Remembering…

Today, we’re going to be bombarded with 9/11 remembrances. Me? I remember getting up that morning, turning on the morning news for 5 minutes and learning about the first plane… and then the second plane, and thinking it must have been terrorism. Listening to the news on the van into work. In relatively short order, turning around and going home, as we closed for the day not knowing what else would happen.

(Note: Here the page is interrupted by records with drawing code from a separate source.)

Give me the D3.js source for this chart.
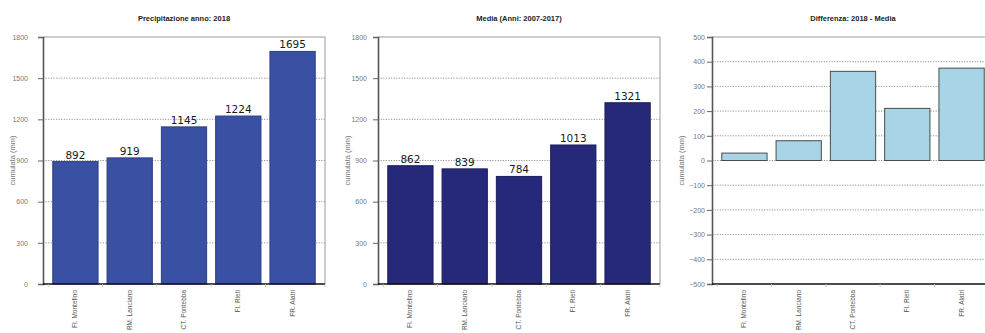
<!DOCTYPE html>
<html>
<head>
<meta charset="utf-8">
<script src="https://cdn.jsdelivr.net/npm/d3@7"></script>
<style>
  html, body { margin: 0; padding: 0; background: #fff; }
  svg { display: block; font-family: "Liberation Sans", Arial, sans-serif; }
</style>
</head>
<body>
<svg id="chart" width="985" height="333"></svg>
<script>
// Stations and rainfall totals (mm)
const stations = ["FI. Montefino", "RM. Lanciano", "CT. Pontebba", "FI. Rieti", "FR. Alatri"];
const rain2018 = [892, 919, 1145, 1224, 1695];
const rainMean = [862, 839, 784, 1013, 1321];
const rainDiff = [30, 80, 361, 211, 374];

const titles = ["Precipitazione anno: 2018", "Media (Anni: 2007-2017)", "Differenza: 2018 - Media"];
const yTitle = "cumulata (mm)";
const ticksTotals = [0, 300, 600, 900, 1200, 1500, 1800];
const ticksDiff = [-500, -400, -300, -200, -100, 0, 100, 200, 300, 400, 500];

const svg = d3.select("#chart");
const plotTop = 37, plotBottom = 284, plotW = 282;

const panels = [
  { left: 43,  pad: 10, values: rain2018, domain: [0, 1800], ticks: ticksTotals, fill: "#3a51a3", stroke: "#2c3f86", labels: true },
  { left: 378, pad: 6,  values: rainMean, domain: [0, 1800], ticks: ticksTotals, fill: "#26297a", stroke: "#1c1e5e", labels: true },
  { left: 712, pad: 2,  values: rainDiff, domain: [-500, 500], ticks: ticksDiff, fill: "#a8d5e6", stroke: "#4a4a4a", labels: false }
];

panels.forEach((p, i) => {
  const g = svg.append("g");
  const x = d3.scaleBand().domain(stations).range([p.left, p.left + plotW])
    .paddingInner(0.166).paddingOuter(0.18);
  const y = d3.scaleLinear().domain(p.domain).range([plotBottom, plotTop]);

  // title
  g.append("text")
    .attr("x", p.left + plotW / 2).attr("y", 21)
    .attr("text-anchor", "middle")
    .attr("font-size", 7.5).attr("font-weight", "bold").attr("fill", "#222")
    .text(titles[i]);

  // dotted grid
  g.append("g").selectAll("line")
    .data(p.ticks.filter(t => t !== p.domain[0] && t !== p.domain[1]))
    .join("line")
    .attr("x1", p.left).attr("x2", p.left + plotW)
    .attr("y1", d => y(d)).attr("y2", d => y(d))
    .attr("stroke", "#8a8a8a").attr("stroke-width", 0.9)
    .attr("stroke-dasharray", "1.2,1.4");

  // frame: top and right
  g.append("line").attr("x1", p.left).attr("x2", p.left + plotW)
    .attr("y1", plotTop).attr("y2", plotTop).attr("stroke", "#9a9a9a").attr("stroke-width", 1);
  g.append("line").attr("x1", p.left + plotW).attr("x2", p.left + plotW)
    .attr("y1", plotTop).attr("y2", plotBottom).attr("stroke", "#9a9a9a").attr("stroke-width", 1);

  // bars
  g.append("g").selectAll("rect")
    .data(p.values)
    .join("rect")
    .attr("x", (d, j) => x(stations[j]))
    .attr("width", x.bandwidth())
    .attr("y", d => y(Math.max(0, d)))
    .attr("height", d => Math.abs(y(d) - y(0)))
    .attr("fill", p.fill)
    .attr("stroke", p.stroke).attr("stroke-width", 1);

  // value labels
  if (p.labels) {
    g.append("g").selectAll("text")
      .data(p.values)
      .join("text")
      .attr("x", (d, j) => x(stations[j]) + x.bandwidth() / 2)
      .attr("y", d => y(d) - 3)
      .attr("text-anchor", "middle")
      .attr("font-family", "DejaVu Sans, sans-serif")
      .attr("font-size", 10.5).attr("fill", "#1a1a1a")
      .text(d => d);
  }

  // y axis
  const yAxis = d3.axisLeft(y).tickValues(p.ticks).tickFormat(d3.format("d")).tickSize(5).tickPadding(p.pad);
  const ya = g.append("g").attr("transform", `translate(${p.left},0)`).call(yAxis);
  ya.select(".domain").attr("stroke", "#555").attr("stroke-width", 1.6);
  ya.selectAll(".tick line").attr("stroke", "#666");
  ya.selectAll(".tick text").attr("font-size", 7).attr("fill", "#777")
    .attr("font-family", "Liberation Sans, Arial, sans-serif");

  // x axis at the bottom
  const xa = g.append("g").attr("transform", `translate(0,${plotBottom})`)
    .call(d3.axisBottom(x).tickSize(0).tickPadding(0));
  xa.select(".domain").remove();
  xa.selectAll(".tick text")
    .attr("font-size", 6.5).attr("fill", "#555")
    .attr("font-family", "Liberation Sans, Arial, sans-serif")
    .attr("transform", "rotate(-90)")
    .attr("text-anchor", "end")
    .attr("dx", "-6").attr("dy", "0.3em")
    .attr("x", 0).attr("y", 0);
  g.append("line").attr("x1", p.left).attr("x2", p.left + plotW)
    .attr("y1", plotBottom).attr("y2", plotBottom).attr("stroke", "#111").attr("stroke-width", 1.5);

  // small marks between categories under the axis
  const bounds = stations.map(s => x(s) - x.step() * x.paddingInner() / 2).concat([p.left + plotW]);
  g.append("g").selectAll("line").data(bounds).join("line")
    .attr("x1", d => d).attr("x2", d => d)
    .attr("y1", plotBottom).attr("y2", plotBottom + 3)
    .attr("stroke", "#bbb").attr("stroke-width", 0.8);

  // y title
  g.append("text")
    .attr("transform", `translate(${p.left - 28},${(plotTop + plotBottom) / 2}) rotate(-90)`)
    .attr("text-anchor", "middle")
    .attr("font-size", 7.5).attr("fill", "#777")
    .text(yTitle);
});
</script>
</body>
</html>
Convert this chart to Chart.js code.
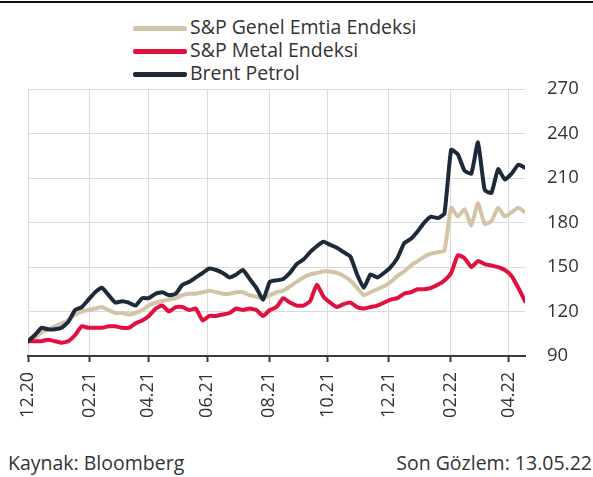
<!DOCTYPE html>
<html>
<head>
<meta charset="utf-8">
<script src="https://cdn.jsdelivr.net/npm/chart.js@4.4.0/dist/chart.umd.min.js"></script>
<style>
  body { margin: 0; background: #fff; font-family: "Open Sans", sans-serif; color: #333; }
  #wrap { position: relative; width: 593px; height: 477px; overflow: hidden; }
  #topline { position: absolute; left: 0; top: 1px; width: 593px; height: 2px; background: #111; }
  .leg { position: absolute; left: 133px; height: 23px; font-size: 19.5px; line-height: 23px; white-space: nowrap; }
  .leg i { display: inline-block; width: 54px; height: 5px; vertical-align: middle; margin-right: 3px; border-radius: 2px; }
  #box { position: absolute; left: 0; top: 56px; width: 593px; height: 384px; }
  .foot { position: absolute; top: 450px; font-size: 19.5px; line-height: 26px; }
</style>
</head>
<body>
<div id="wrap">
  <div id="topline"></div>
  <div id="legend"></div>
  <div id="box"><canvas id="myChart"></canvas></div>
  <div class="foot" style="left:8px">Kaynak: Bloomberg</div>
  <div class="foot" style="right:1px">Son Gözlem: 13.05.22</div>
</div>
<script>
// weekly, 04.12.20 = 100 ... 13.05.22
const emtia = [100, 102, 106, 108, 110, 112, 114, 118, 120, 121, 122, 123, 121, 119, 119, 118, 119, 121, 124, 126,
	127, 128, 129, 131, 132, 132, 133, 134, 133, 132, 132, 133, 133, 131, 130, 129, 131, 133, 134, 137,
	140, 143, 145, 146, 147, 147, 146, 144, 141, 136, 131, 133, 135, 137, 140, 144, 147, 151, 154, 157,
	159, 160, 161, 190, 184, 189, 178, 193, 179, 181, 190, 184, 187, 190, 187];
const metal = [100, 100, 100, 101, 100, 99, 100, 104, 110, 109, 109, 109, 110, 110, 109, 109, 112, 114, 117, 122,
	124, 120, 123, 123, 121, 122, 114, 117, 117, 118, 119, 122, 121, 122, 121, 117, 121, 123, 129, 126,
	124, 124, 127, 138, 130, 126, 123, 125, 126, 123, 122, 123, 124, 126, 128, 129, 132, 133, 135, 135,
	136, 138, 141, 146, 158, 156, 150, 154, 152, 151, 150, 148, 144, 136, 127];
const brent = [100, 104, 109, 108, 108, 109, 113, 121, 123, 128, 133, 136, 131, 126, 127, 126, 124, 129, 129, 132,
	133, 131, 132, 138, 140, 143, 146, 149, 148, 146, 143, 145, 148, 142, 136, 128, 140, 141, 142, 146,
	152, 155, 160, 164, 167, 165, 163, 160, 157, 145, 136, 145, 143, 146, 150, 156, 166, 169, 174, 180,
	184, 183, 186, 229, 226, 215, 213, 234, 202, 200, 216, 209, 213, 219, 217];

const tickLabels = ['12.20', '02.21', '04.21', '06.21', '08.21', '10.21', '12.21', '02.22', '04.22'];
const tickWeeks = [0, 9.2, 17.9, 26.7, 35.9, 44.6, 53.7, 62.9, 71.6];

const seriesNames = ['S&P Genel Emtia Endeksi', 'S&P Metal Endeksi', 'Brent Petrol'];
const seriesColors = ['#d3c4a7', '#e2103f', '#1d2a3a'];
const seriesData = [emtia, metal, brent];

// legend as html
let leg = document.getElementById('legend');
seriesNames.forEach((n, i) => {
	let d = document.createElement('div');
	d.className = 'leg';
	d.style.top = (15 + i * 23) + 'px';
	d.innerHTML = '<i style="background:' + seriesColors[i] + '"></i>';
	d.appendChild(document.createTextNode(n));
	leg.appendChild(d);
});

let datasets = seriesData.map((arr, i) => ({
	label: seriesNames[i],
	data: arr.map((v, k) => ({x: k, y: v})),
	borderColor: seriesColors[i],
	borderWidth: 4,
	pointRadius: 0,
	tension: 0.15,
	borderJoinStyle: 'round',
	borderCapStyle: 'round',
	order: 3 - i
}));

var ctx = document.getElementById('myChart').getContext('2d');
var myChart = new Chart(ctx, {
	type: 'line',
	data: { datasets: datasets },
	options: {
		responsive: true,
		maintainAspectRatio: false,
		animation: false,
		layout: { padding: { left: 28, top: 6, right: 0, bottom: 0 } },
		plugins: { legend: { display: false }, tooltip: { enabled: false } },
		scales: {
			x: {
				type: 'linear',
				min: 0,
				max: 74,
				afterBuildTicks: s => { s.ticks = tickWeeks.map(v => ({value: v})); },
				afterFit: s => { s.height = 84; },
				grid: { color: '#dadada', lineWidth: 1, tickLength: 6, tickColor: '#3a3a3a', tickWidth: 2 },
				border: { display: true, color: '#3a3a3a', width: 2 },
				ticks: {
					autoSkip: false,
					maxRotation: 90,
					minRotation: 90,
					padding: 10,
					color: '#333',
					font: { family: 'Open Sans', size: 18 },
					callback: (v) => {
						let k = tickWeeks.indexOf(v);
						return k >= 0 ? tickLabels[k] : '';
					}
				}
			},
			y: {
				position: 'right',
				min: 90,
				max: 270,
				afterFit: s => { s.width = 68; },
				grid: { color: '#dadada', lineWidth: 1, drawTicks: false },
				border: { display: false },
				ticks: {
					stepSize: 30,
					padding: 22,
					color: '#333',
					font: { family: 'Open Sans', size: 18.5 }
				}
			}
		}
	}
});
</script>
</body>
</html>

It has now been 5 years. I think it is time to ask ourselves, as part of honoring the memory of those who died just for going to work or boarding a plane, and for those who died trying to save those who went to work/boarded a plane, and for those who made it out alive:

  • Have the actions we have taken in response to this event made the world, and this country, a safer place?
  • Have the actions we have taken in response to this event been true to what makes America the noble experiment in freedom and democracy that it is?
  • Have the actions we have taken in response to this event served to help the survivors, and are we prepared to better help the survivors of future natural and man-made disasters?
  • Have the actions we have taken in response to this event demonstrated that we have learned from past mismanagement and past mistakes so as to reduce the likelihood of future similar incidents?
  • Have the actions we have taken in response to this event led us to adequately protect other similar targets, i.e., those with high symbolic or publicity value?
  • Have the actions we have taken in response to this event led us to rethink our mindset of complacency, our mindset that was mired in the thought process of conventional warfare with professional armies fighting with a national agenda and accepted rules of warfare?

If the answer to any of these questions is “No”, then what do we need to do to address the problems that still remain? How do we improve and move along the line towards safety and security, towards the correct balance of freedom and firmness, towards protection and peace?

A moment of silence for those who did not deserve what has happened to them, as a result of the tragedy five years ago today, and as a result of its aftermath and ripples.